Ketika dunia tidak sanggup melihat 'ketidakberuntungan' para wanita, maka yang terjadi adalah tatap-tatap mata penuh kesedihan yang seolah miris melihat hidup para wanita tersebut yang belum lulus 'seleksi alam' di dunia ini. Ugh. Sangat tidak menyenangkan sekali bila engkau adalah salah satu dari sekian banyak para wanita tersebut.
Aku sendiri tak habis pikir, karena reaksi yang timbul adalah kecemasan-kecemasan tak perlu yang seharusnya bisa dialihkan menjadi peluang kesabaran.
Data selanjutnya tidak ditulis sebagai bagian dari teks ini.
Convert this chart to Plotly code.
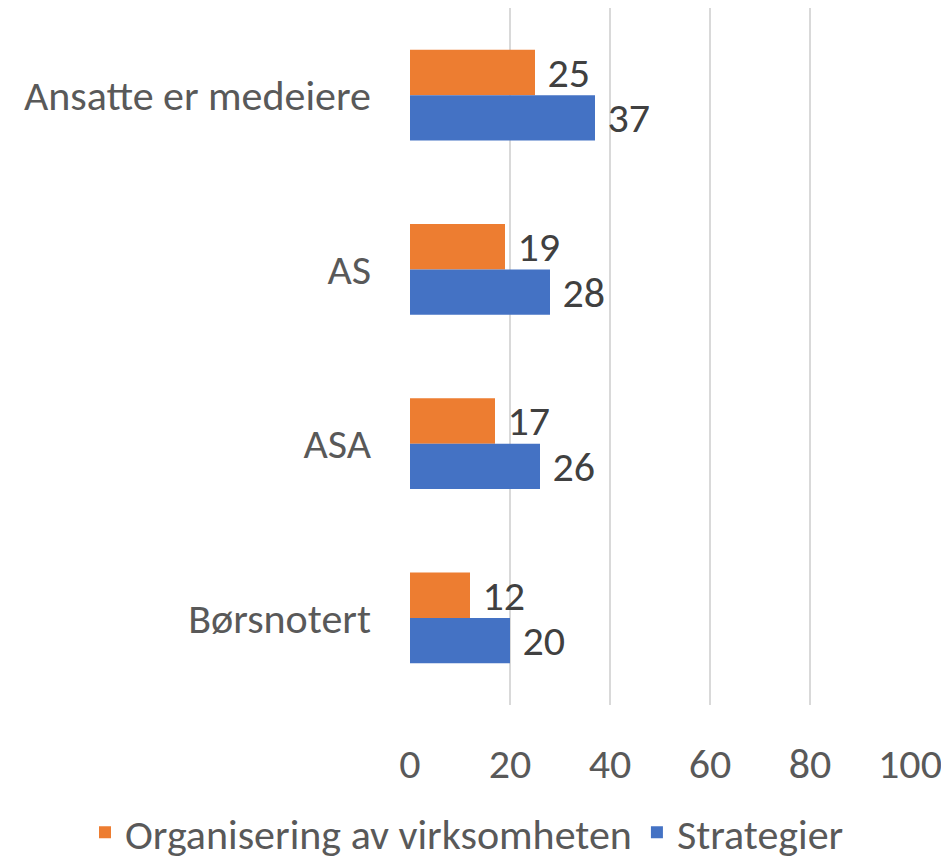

Sungguh benarlah kata-kata bijak Lukman al-Hakim yang sempat menguji pola pikir kebanyakan masyarakat yang ada dengan caranya yang tak kentara saat ia dan putranya menuntun seekor keledai di sebuah keramaian. Lukman sangat mengerti bahwa kita takkan pernah mampu memuaskan berbagai aspirasi yang muncul walau apapun yang kita lakukan, bahkan bila kita memperlihatkan sebuah contoh kebaikan. Takkan pernah bisa, kecuali mungkin bila kita telah pergi dari dunia yang menyesakkan jiwa ini. Huft.
Lalu, ketika masalah yang kurang lebih sama menerpa para wanita yang sesungguhnya tidak berharap digolongkan ke dalam 'jangan terlalu pemilih', masyarakat masa kini ternyata juga bersikap seperti pendahulunya. Tak bisa bersabar. Padahal yang diinginkan oleh para wanita ini adalah sedikit pengertian, dan bahwa kehendak itu tidak dapat dipaksakan agar sesuai dengan 'kebiasaan' zaman.
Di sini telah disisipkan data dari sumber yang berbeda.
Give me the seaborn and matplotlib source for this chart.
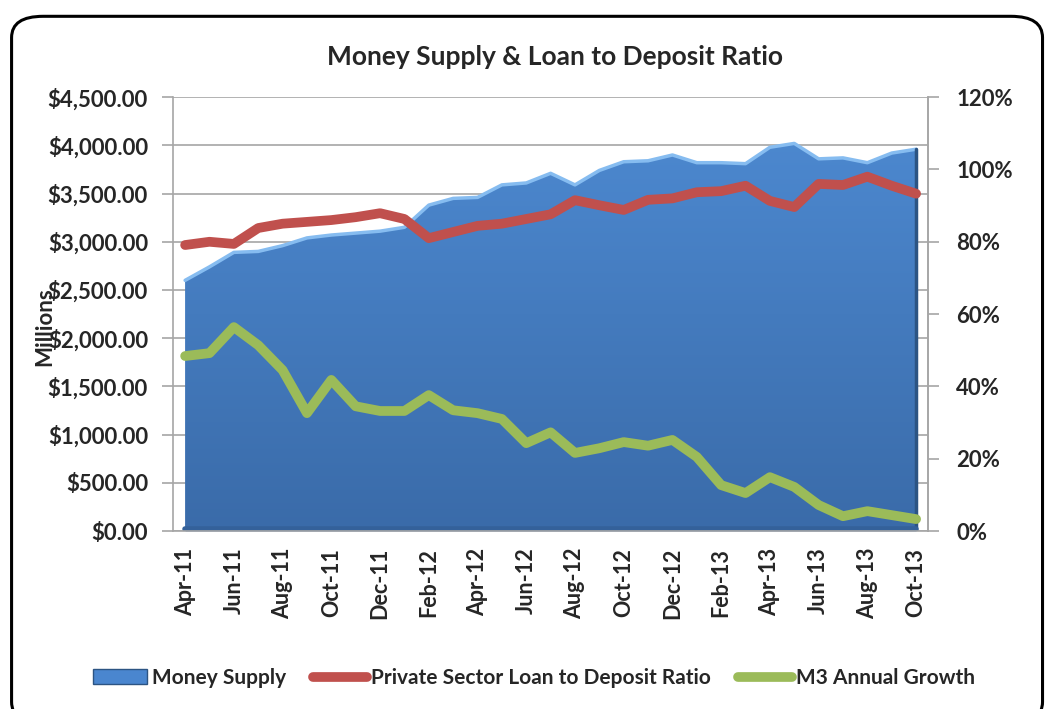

Kita semua menyadari sekali bahwa sebuah kesempatan itu bisa kita raih asalkan kita meyakini beberapa kondisi dan situasi yang mengelilinginya. Dan, sehubungan dengan tuduhan-tuduhan yang menyatakan bahwa para wanita yang tidak lulus 'seleksi alam' tersebut adalah karena mereka 'terlalu pemilih', maka sebetulnya yang terjadi adalah sebaliknya.
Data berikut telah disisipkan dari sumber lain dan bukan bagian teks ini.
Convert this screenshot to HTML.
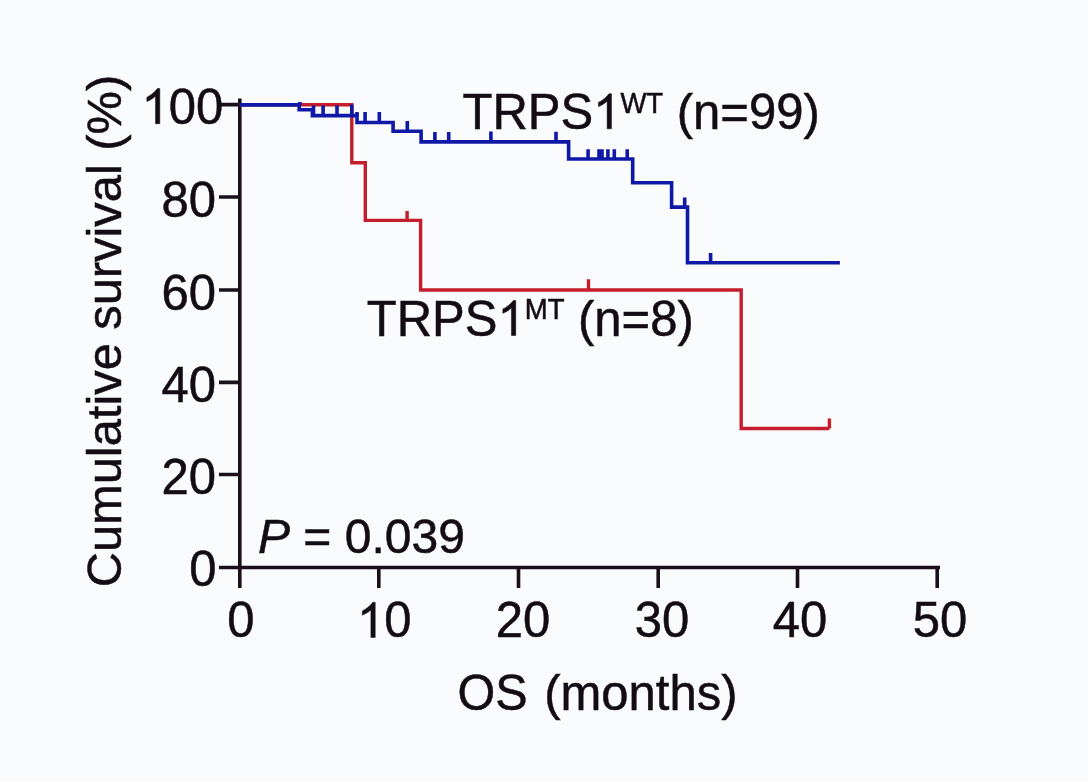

Bagi yang tidak pernah mengalaminya, bisa jadi tidak akan memahami perihnya penolakan di awal pertemuan, atau bahkan sebelum pertemuan dilaksanakan. Kenapa sebelum? Ya, karena, sadar atau tidak, di 'kebiasaan' masyarakat telah terdoktrin bahwa para wanita itu 'seyogyanya' berusia lebih muda dari para pria agar terbentuk keluarga yang berbahagia; semakin muda, semakin baik ia. Ironis.
Atau, telah tertera (walau tak tertulis) bahwa para wanita itu sebaiknya berparas sedap dipandang mata, yang meskipun para pria boleh berwajah sekedarnya saja. Atau juga, para wanita tersebut diharapkan berkulit terang dan berpenampilan menarik, walau para pria yang mensyaratkan idealisme tersebut tidak menyadari ciri fisiknya sendiri. Menyedihkan.
Maka, wajar saja... tidak akan pernah tercapai kesepakatan yang dapat merubah 'ketidakberuntungan' para wanita tadi.
Sampai masyarakat merubahnya sendiri.